Reporting of Cleared Swaps. Another important improvement we are proposing are changes to the reporting obligations for cleared swap transactions. This will create a simple, consistent process for the reporting of cleared swaps, and address the risk of having duplicate records at multiple SDRs for the same swap when a swap is cleared. This will thereby reduce reporting costs and burdens and improve the quality of swap data.
We are also working on standardizing and harmonizing data reporting in several other ways. This includes possible changes to our own rules for swap participants and SEFs, as well as working with our international colleagues on harmonization. I am proud to say that CFTC staff are helping to lead the current CPMI-IOSCO effort to develop international data harmonization standards.
Thank you for the opportunity to share my views and priorities with you today.

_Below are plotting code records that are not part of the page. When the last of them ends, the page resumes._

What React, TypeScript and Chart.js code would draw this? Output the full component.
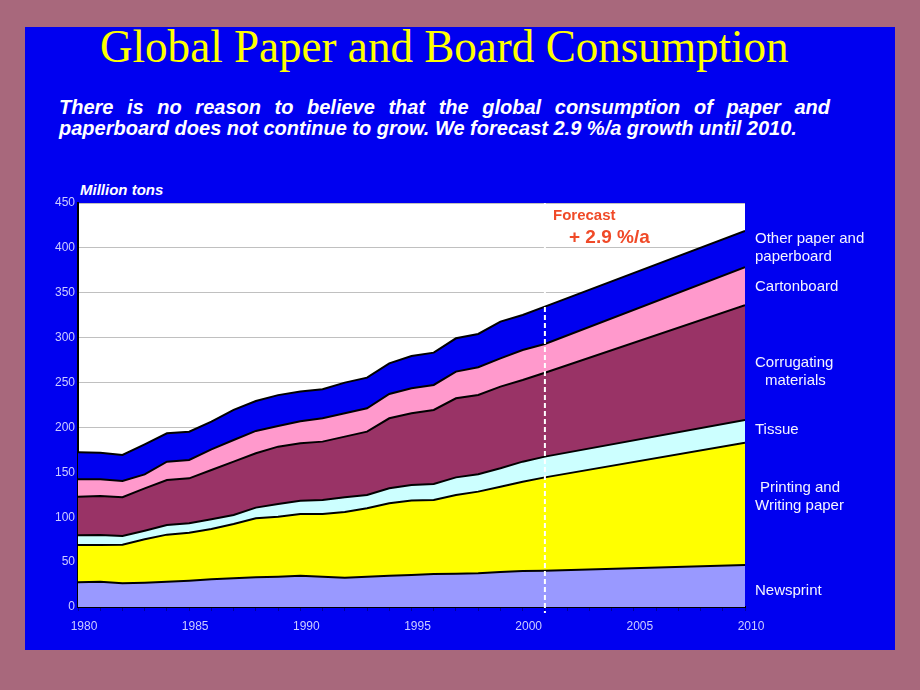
import React, { useEffect, useRef } from "react";
import { Chart, registerables } from "chart.js";
Chart.register(...registerables);

const years = [1980, 1981, 1982, 1983, 1984, 1985, 1986, 1987, 1988, 1989, 1990, 1991, 1992, 1993, 1994, 1995, 1996, 1997, 1998, 1999, 2000, 2001, 2010];
const newsprint = [27.5, 28.2, 26.4, 27.1, 28.2, 29.3, 30.8, 31.9, 33.0, 33.8, 34.9, 33.8, 32.7, 33.8, 34.9, 35.6, 36.8, 37.1, 37.5, 39.0, 40.1, 40.5, 46.8];
const printingWriting = [41.6, 40.9, 43.0, 48.3, 52.4, 53.5, 56.1, 60.6, 65.8, 66.8, 68.6, 69.8, 73.1, 76.1, 80.6, 82.9, 82.4, 87.7, 91.0, 95.0, 99.5, 103.9, 136.2];
const tissue = [10.7, 11.1, 9.7, 9.6, 10.7, 10.4, 10.8, 10.0, 11.9, 14.1, 14.8, 15.6, 16.4, 14.9, 16.7, 17.4, 17.8, 19.6, 19.3, 20.5, 22.3, 23.1, 25.3];
const corrugating = [43.1, 43.5, 43.1, 47.2, 50.2, 50.1, 54.9, 59.4, 60.5, 63.9, 64.2, 65.0, 67.6, 70.5, 78.0, 79.8, 82.5, 88.1, 88.4, 91.0, 91.0, 93.5, 127.9];
const cartonboard = [19.3, 18.5, 18.2, 15.5, 20.4, 20.5, 23.0, 24.1, 24.9, 23.0, 24.5, 26.0, 25.9, 26.0, 27.1, 27.9, 27.8, 29.7, 30.8, 31.5, 33.4, 32.0, 42.2];
const otherPaper = [30.1, 29.7, 28.9, 33.5, 31.6, 31.5, 30.9, 33.5, 33.4, 34.4, 33.0, 32.3, 34.2, 34.2, 34.1, 36.0, 36.0, 37.1, 37.1, 40.9, 39.0, 41.6, 40.6];
const forecastYear = 2001;
const seriesNames = ["Newsprint", "Printing and Writing paper", "Tissue", "Corrugating materials", "Cartonboard", "Other paper and paperboard"];

const BLUE = "#0000f0";
const colors = ["#9999ff", "#ffff00", "#ccffff", "#993366", "#ff99cc", BLUE];
const FONT = "'Liberation Sans', Arial, sans-serif";

export default function App() {
  const ref = useRef<HTMLCanvasElement | null>(null);
  useEffect(() => {
    const series = [newsprint, printingWriting, tissue, corrugating, cartonboard, otherPaper];
    const bgPlugin = {
      id: "plotBg",
      beforeDraw(chart: any) {
        const { ctx, chartArea } = chart;
        ctx.save();
        ctx.fillStyle = "#ffffff";
        ctx.fillRect(chartArea.left, chartArea.top, chartArea.right - chartArea.left, chartArea.bottom - chartArea.top);
        ctx.restore();
      },
    };
    const dashPlugin = {
      id: "forecastLine",
      afterDatasetsDraw(chart: any) {
        const { ctx, chartArea } = chart;
        const x = chart.scales.x.getPixelForValue(forecastYear);
        ctx.save();
        ctx.strokeStyle = "#ffffff";
        ctx.lineWidth = 2;
        ctx.setLineDash([5, 3]);
        ctx.beginPath();
        ctx.moveTo(x, chartArea.top);
        ctx.lineTo(x, chartArea.bottom + 6);
        ctx.stroke();
        ctx.restore();
      },
    };
    const chart = new Chart(ref.current as HTMLCanvasElement, {
      type: "line",
      data: {
        datasets: series.map((arr, i) => ({
          label: seriesNames[i],
          data: years.map((y, j) => ({ x: y, y: arr[j] })),
          backgroundColor: colors[i],
          borderColor: "#000000",
          borderWidth: 2,
          pointRadius: 0,
          tension: 0,
          fill: i === 0 ? "origin" : "-1",
        })),
      },
      options: {
        animation: false,
        responsive: false,
        layout: { padding: { left: 0, right: 150, top: 53, bottom: 0 } },
        plugins: { legend: { display: false }, tooltip: { enabled: false } },
        scales: {
          x: {
            type: "linear",
            min: 1980,
            max: 2010,
            afterFit: (s: any) => { s.height = 33; },
            afterBuildTicks: (s: any) => {
              const t = [];
              for (let v = 1980; v <= 2010; v++) t.push({ value: v });
              s.ticks = t;
            },
            ticks: {
              autoSkip: false,
              maxRotation: 0,
              labelOffset: 6,
              padding: 8,
              color: "#ccccff",
              font: { family: FONT, size: 12 },
              callback: (v: any) => (Number(v) % 5 === 0 ? String(v) : ""),
            },
            grid: { drawOnChartArea: false, drawTicks: true, tickLength: 4, color: "#00009a" },
            border: { color: "#000000", width: 2 },
          },
          y: {
            stacked: true,
            min: 0,
            max: 450,
            afterFit: (s: any) => { s.width = 53; },
            ticks: { stepSize: 50, padding: 3, color: "#ccccff", font: { family: FONT, size: 12 } },
            grid: { color: "#c0c0c0", drawTicks: false },
            border: { color: "#000000", width: 2 },
          },
        },
      },
      plugins: [bgPlugin, dashPlugin],
    } as any);
    return () => chart.destroy();
  }, []);

  const abs = (o: any) => ({ position: "absolute" as const, margin: 0, whiteSpace: "nowrap" as const, ...o });
  const label = { fontFamily: FONT, fontSize: 15, lineHeight: "18px", color: "#f4f4ff" };
  const sub = { fontFamily: FONT, fontWeight: "bold", fontStyle: "italic", fontSize: 20, lineHeight: "21px", color: "#ffffff" };

  return (
    <div style={{ position: "absolute", left: 0, top: 0, width: 920, height: 690, background: "#a8687c", overflow: "hidden" }}>
      <div style={abs({ left: 25, top: 27, width: 870, height: 623, background: BLUE })} />
      <div style={abs({ left: 100, top: 22, fontFamily: "'Liberation Serif', 'Times New Roman', serif", fontSize: 46, lineHeight: "50px", color: "#ffff00", transform: "scaleX(0.98)", transformOrigin: "left top" })}>
        Global Paper and Board Consumption
      </div>
      <div style={abs({ left: 59, top: 96.5, width: 771, ...sub, textAlign: "justify", textAlignLast: "justify", whiteSpace: "normal" })}>
        There is no reason to believe that the global consumption of paper and
      </div>
      <div style={abs({ left: 59, top: 117.5, ...sub })}>
        paperboard does not continue to grow. We forecast 2.9 %/a growth until 2010.
      </div>
      <div style={abs({ left: 80, top: 181, fontFamily: FONT, fontWeight: "bold", fontStyle: "italic", fontSize: 15, lineHeight: "17px", color: "#ffffff" })}>
        Million tons
      </div>
      <canvas ref={ref} width={870} height={490} style={{ position: "absolute", left: 25, top: 150, width: 870, height: 490 }} />
      <div style={abs({ left: 553, top: 206, fontFamily: FONT, fontWeight: "bold", fontSize: 15, lineHeight: "18px", color: "#f04a28" })}>Forecast</div>
      <div style={abs({ left: 569, top: 226, fontFamily: FONT, fontWeight: "bold", fontSize: 19, lineHeight: "22px", color: "#f04a28" })}>+ 2.9 %/a</div>
      <div style={abs({ left: 755, top: 229, ...label })}>Other paper and<br />paperboard</div>
      <div style={abs({ left: 755, top: 276.5, ...label })}>Cartonboard</div>
      <div style={abs({ left: 755, top: 352.5, ...label })}>Corrugating<br /><span style={{ paddingLeft: 10 }}>materials</span></div>
      <div style={abs({ left: 755, top: 420, ...label })}>Tissue</div>
      <div style={abs({ left: 755, top: 477.5, ...label })}><span style={{ paddingLeft: 5 }}>Printing and</span><br />Writing paper</div>
      <div style={abs({ left: 755, top: 581, ...label })}>Newsprint</div>
    </div>
  );
}
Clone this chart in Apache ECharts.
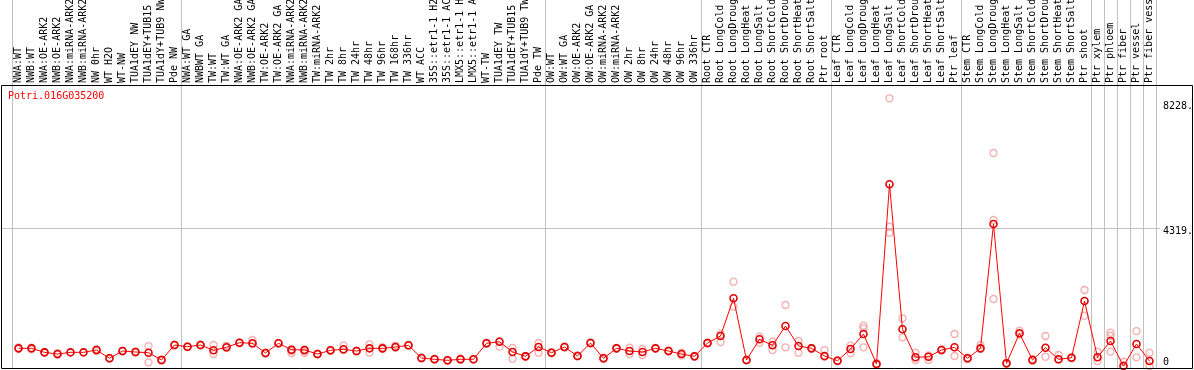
<!DOCTYPE html>
<html><head><meta charset="utf-8">
<script src="https://cdn.jsdelivr.net/npm/echarts@6/dist/echarts.min.js"></script>
<style>html,body{margin:0;padding:0;background:#fff}#c{width:1194px;height:370px}</style>
</head><body><div id="c"></div>
<script>
const chartTitle = 'Potri.016G035200';

const categories = [
  'NWA:WT','NWB:WT','NWA:OE-ARK2','NWB:OE-ARK2','NWA:miRNA-ARK2','NWB:miRNA-ARK2','NW 0hr','WT H2O','WT-NW','TUA1dEY NW','TUA1dEY+TUB15 NW','TUA1dY+TUB9 NW','Pde NW',
  'NWA:WT GA','NWBWT GA','TW:WT','TW:WT GA','NWA:OE-ARK2 GA','NWB:OE-ARK2 GA','TW:OE-ARK2','TW:OE-ARK2 GA','NWA:miRNA-ARK2','NWB:miRNA-ARK2','TW:miRNA-ARK2','TW 2hr','TW 8hr','TW 24hr','TW 48hr','TW 96hr','TW 168hr','TW 336hr','WT ACC','35S::etr1-1 H2O','35S::etr1-1 ACC','LMX5::etr1-1 H2O','LMX5::etr1-1 ACC','WT-TW','TUA1dEY TW','TUA1dEY+TUB15 TW','TUA1dY+TUB9 TW','Pde TW',
  'OW:WT','OW:WT GA','OW:OE-ARK2','OW:OE-ARK2 GA','OW:miRNA-ARK2','OW:miRNA-ARK2 ','OW 2hr','OW 8hr','OW 24hr','OW 48hr','OW 96hr','OW 336hr',
  'Root CTR','Root LongCold','Root LongDrought','Root LongHeat','Root LongSalt','Root ShortCold','Root ShortDrought','Root ShortHeat','Root ShortSalt','Ptr root',
  'Leaf CTR','Leaf LongCold','Leaf LongDrought','Leaf LongHeat','Leaf LongSalt','Leaf ShortCold','Leaf ShortDrought','Leaf ShortHeat','Leaf ShortSalt','Ptr leaf',
  'Stem CTR','Stem LongCold','Stem LongDrought','Stem LongHeat','Stem LongSalt','Stem ShortCold','Stem ShortDrought','Stem ShortHeat','Stem ShortSalt','Ptr shoot',
  'Ptr xylem','Ptr phloem','Ptr fiber','Ptr vessel','Ptr fiber vessel'
];

const meanValues = [
  553,553,428,375,428,428,500,241,469,438,416,188,657,
  604,657,491,585,729,710,407,710,510,500,375,491,522,469,553,553,594,647,250,210,178,210,210,710,760,438,303,594,
  416,594,313,719,241,553,469,438,553,469,375,303,
  719,938,2117,188,835,647,1251,625,553,313,
  166,532,1001,63,5682,1148,272,291,500,585,
  241,553,4440,84,1023,188,572,210,260,2033,
  272,782,0,688,156
];

const replicateA = [
  580,575,440,400,470,450,530,260,480,450,625,210,670,
  620,670,657,640,740,813,420,720,520,510,390,500,647,480,679,590,640,660,270,230,190,240,220,730,780,563,320,719,
  430,610,330,740,260,570,572,532,570,490,420,320,
  730,1001,2636,200,916,760,1907,782,570,500,
  180,635,1260,90,8371,1492,416,330,522,1001,
  260,657,6660,100,1104,220,938,344,280,2377,
  447,1041,134,1094,416
];

const replicateB = [
  530,520,410,350,400,410,470,230,450,420,116,170,640,
  590,640,375,560,710,690,390,700,490,490,360,470,500,450,416,530,570,630,230,200,165,190,200,690,604,228,280,416,
  400,580,300,700,220,540,375,344,540,450,330,290,
  700,750,1854,170,729,500,585,416,530,290,
  150,397,585,40,4168,897,188,188,480,313,
  220,530,2095,70,980,162,291,190,240,1573,
  156,447,20,272,0
];

const replicateExtra = [
  ['Leaf LongDrought',1179],['Leaf LongSalt',4356],['Stem LongDrought',4565],['Ptr phloem',947]
];

const groupStartIndex = [0,13,41,53,63,73,83,84,85,86,87];
const yTickValues = [0,4319,8228];
const yTickLabels = ['0','4319.','8228.'];

// plot frame spans y 86..368 for values Y_MIN..Y_MAX; the full-height grid extends the same scale up to y=0
const Y_MIN = -62, Y_MAX = 8755, Y_MAX_FULL = 11444;
const FONT = 'DejaVu Sans Mono';

const repData = [];
categories.forEach((c,i)=>{ repData.push([c, replicateA[i]]); repData.push([c, replicateB[i]]); });
replicateExtra.forEach(p=>repData.push(p));

const sepFn = (idx)=> groupStartIndex.indexOf(idx) >= 0;

const chart = echarts.init(document.getElementById('c'), null, {renderer:'canvas'});
chart.setOption({
  animation: false,
  backgroundColor: '#ffffff',
  title: {text: chartTitle, left: 8, top: 91, padding: 0,
    textStyle: {color:'#ff0000', fontSize: 10, fontWeight:'normal', fontFamily: FONT}},
  grid: [
    {left: 12, right: 38, top: 0, height: 86, containLabel:false, outerBoundsMode:'none'},
    {left: 12, right: 38, top: 0, bottom: 2, containLabel:false, outerBoundsMode:'none'},
    {left: 1, right: 34, top: 86, bottom: 2, containLabel:false, outerBoundsMode:'none'}
  ],
  xAxis: [
    {type:'category', gridIndex:0, data: categories, position:'bottom', boundaryGap:true,
     axisLine:{show:false}, axisTick:{show:false},
     axisLabel:{inside:true, rotate:90, interval:0, margin:3, fontSize:10, fontFamily:FONT, color:'#000', hideOverlap:false},
     splitLine:{show:false}},
    {type:'category', gridIndex:1, data: categories, boundaryGap:true,
     axisLine:{show:false}, axisTick:{show:false}, axisLabel:{show:false},
     splitLine:{show:true, interval: sepFn, lineStyle:{color:'#c0c0c0', width:1}}},
    {type:'value', gridIndex:2, min:0, max:1, show:false}
  ],
  yAxis: [
    {type:'value', gridIndex:0, min:0, max:1, show:false},
    {type:'value', gridIndex:1, min:Y_MIN, max:Y_MAX_FULL, show:false},
    {type:'value', gridIndex:2, min:Y_MIN, max:Y_MAX, position:'right',
     axisLine:{show:false},
     axisTick:{show:false, customValues:[4319]},
     splitLine:{show:true, lineStyle:{color:'#c0c0c0', width:1}},
     axisLabel:{customValues: yTickValues, margin:3, fontSize:10, fontFamily:FONT, color:'#000',
       formatter: v => { const i = yTickValues.indexOf(v); const t = i>=0 ? yTickLabels[i] : ''; return v===0 ? '{u|'+t+'}' : '{d|'+t+'}'; },
       rich:{ d:{padding:[8,0,0,0], fontSize:10, fontFamily:FONT, color:'#000'}, u:{padding:[0,0,8,0], fontSize:10, fontFamily:FONT, color:'#000'} }}}
  ],
  series: [
    {type:'scatter', xAxisIndex:1, yAxisIndex:1, data: repData, symbol:'circle', symbolSize: 7,
     itemStyle:{color:'rgba(0,0,0,0)', borderColor:'#f09a9a', borderWidth:1.3}, z:2, silent:true},
    {type:'line', xAxisIndex:1, yAxisIndex:1, data: meanValues, symbol:'circle', symbolSize: 7, showAllSymbol:true,
     lineStyle:{color:'#ff0000', width:1}, itemStyle:{color:'rgba(0,0,0,0)', borderColor:'#e00000', borderWidth:1.6}, z:3, silent:true}
  ],
  graphic: [
    {type:'rect', shape:{x:1.5, y:85.5, width:1191, height:283}, style:{fill:null, stroke:'#000', lineWidth:1}, silent:true, z:100}
  ]
});
</script></body></html>
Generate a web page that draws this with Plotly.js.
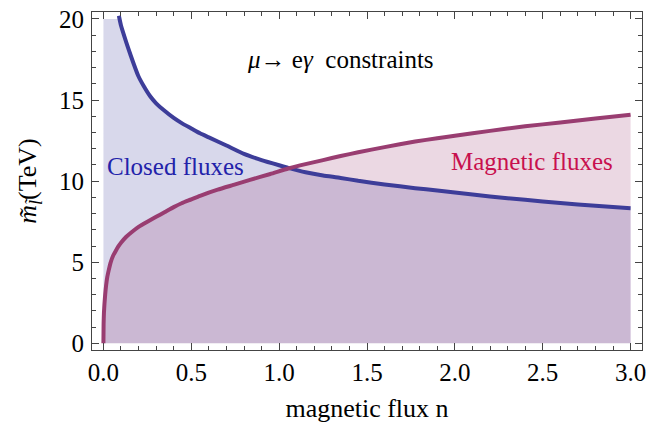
<!DOCTYPE html>
<html>
<head>
<meta charset="utf-8">
<script src="https://cdn.plot.ly/plotly-3.0.1.min.js"></script>
<style>html,body{margin:0;padding:0;background:#fff;}#chart{width:648px;height:423px;}</style>
</head>
<body>
<div id="chart"></div>
<script>
// Closed fluxes constraint curve (blue)
const closedX = [0.088, 0.10, 0.12, 0.141, 0.17, 0.198, 0.23, 0.265, 0.30, 0.341, 0.40, 0.45, 0.5, 0.55, 0.6, 0.7, 0.8, 0.9, 1.0, 1.052, 1.15, 1.25, 1.35, 1.45, 1.6, 1.774, 1.9, 2.0, 2.2, 2.4, 2.6, 2.8, 3.0];
const closedY = [20.2, 19.6, 18.9, 18.2, 17.3, 16.5, 15.85, 15.25, 14.8, 14.4, 13.9, 13.55, 13.25, 12.95, 12.7, 12.2, 11.68, 11.3, 10.98, 10.82, 10.55, 10.35, 10.2, 10.02, 9.8, 9.57, 9.42, 9.3, 9.05, 8.85, 8.65, 8.48, 8.33];
// Magnetic fluxes constraint curve (red)
const magX = [0, 0.001, 0.003, 0.006, 0.01, 0.015, 0.022, 0.03, 0.04, 0.055, 0.07, 0.084, 0.1, 0.13, 0.16, 0.2, 0.25, 0.3, 0.35, 0.4, 0.445, 0.5, 0.55, 0.65, 0.75, 0.834, 0.95, 1.052, 1.15, 1.25, 1.35, 1.45, 1.6, 1.774, 1.9, 2.0, 2.2, 2.4, 2.6, 2.8, 3.0];
const magY = [0, 1.2, 1.9, 2.45, 3.0, 3.55, 4.1, 4.5, 4.95, 5.4, 5.7, 5.96, 6.2, 6.57, 6.85, 7.18, 7.5, 7.8, 8.1, 8.4, 8.64, 8.88, 9.1, 9.48, 9.8, 10.08, 10.44, 10.78, 11.05, 11.3, 11.55, 11.78, 12.1, 12.44, 12.65, 12.8, 13.1, 13.38, 13.62, 13.86, 14.09];
const plotTop = 20;
const xTickVals = [0, 0.5, 1, 1.5, 2, 2.5, 3];
const xTickText = ["0.0", "0.5", "1.0", "1.5", "2.0", "2.5", "3.0"];
const yTickVals = [0, 5, 10, 15, 20];
const yTickText = ["0", "5", "10", "15", "20"];

const blueLine = '#3d3d99', redLine = '#993d71';
const fillBlueX = [0].concat(closedX);
const fillBlueY = [plotTop].concat(closedY.map(v => Math.min(v, plotTop)));

const traces = [
  {x: fillBlueX, y: fillBlueY, mode: 'none', fill: 'tozeroy', fillcolor: 'rgba(61,61,153,0.2)', hoverinfo: 'skip', showlegend: false},
  {x: magX, y: magY, mode: 'none', fill: 'tozeroy', fillcolor: 'rgba(153,61,113,0.2)', hoverinfo: 'skip', showlegend: false},
  {x: closedX, y: closedY, mode: 'lines', line: {color: blueLine, width: 4, shape: 'spline', smoothing: 0.5}, showlegend: false},
  {x: magX, y: magY, mode: 'lines', line: {color: redLine, width: 4, shape: 'spline', smoothing: 0.5}, showlegend: false}
];

const serif = 'Liberation Serif';
const fs = 25;
const axisCommon = {
  showgrid: false, zeroline: false, showline: true, linecolor: '#444', linewidth: 1,
  mirror: 'ticks', ticks: 'inside', ticklen: 7, tickwidth: 1, tickcolor: '#444',
  tickfont: {family: serif, size: fs, color: '#000'}
};
const layout = {
  width: 648, height: 423,
  margin: {l: 92, r: 6, t: 12, b: 73},
  paper_bgcolor: '#fff', plot_bgcolor: '#fff',
  font: {family: serif, size: fs, color: '#000'},
  xaxis: Object.assign({}, axisCommon, {
    range: [-0.065, 3.065], tickvals: xTickVals, ticktext: xTickText,
    minor: {dtick: 0.1, tick0: 0, ticks: 'inside', ticklen: 4, tickcolor: '#444', tickwidth: 1},
    ticklabelstandoff: 0,
    title: {text: 'magnetic flux n', font: {family: serif, size: 26, color: '#000'}, standoff: 14}
  }),
  yaxis: Object.assign({}, axisCommon, {
    range: [-0.41, 20.43], tickvals: yTickVals, ticktext: yTickText,
    minor: {dtick: 1, tick0: 0, ticks: 'inside', ticklen: 4, tickcolor: '#444', tickwidth: 1},
    ticklabelstandoff: 2,
    title: {text: '<i>m̃</i><sub><i>l̃</i></sub>(TeV)', font: {family: serif, size: 26, color: '#000'}, standoff: 14}
  }),
  annotations: [
    {x: 1.347, y: 17.5, xref: 'x', yref: 'y', text: '<i>μ</i>→ e<i>γ</i>\u00a0\u00a0constraints', showarrow: false, font: {family: serif, size: 25, color: '#000'}},
    {x: 0.413, y: 10.9, xref: 'x', yref: 'y', text: 'Closed fluxes', showarrow: false, font: {family: serif, size: 25, color: '#2222aa'}},
    {x: 2.437, y: 11.22, xref: 'x', yref: 'y', text: 'Magnetic fluxes', showarrow: false, font: {family: serif, size: 25, color: '#c8104e'}}
  ]
};
Plotly.newPlot('chart', traces, layout, {staticPlot: true, displayModeBar: false});
</script>
</body>
</html>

In many of the areas I have discussed, such as automated trading, cybersecurity and margin for uncleared swaps, the Commission has not yet acted, so these are my own views.
Let me just conclude with one final thought.
The reforms we are putting in place for the swaps market are part of a broader response to the global financial crisis. We must never forget the costs of that crisis. Whenever people talk about the costs of these reforms, the effects on liquidity, new reporting burdens, and the like, we need to remember the costs of the crisis to American families – the millions of jobs lost, homes foreclosed, businesses shuttered, and savings for college and retirement wiped away. While we have made great progress in implementing this new regulatory framework, we have more work to do. And we will always strive to implement it in a way that avoids unnecessary costs and burdens. But let us always remember the history that brought us here.
Thank you again. I welcome your thoughts and questions.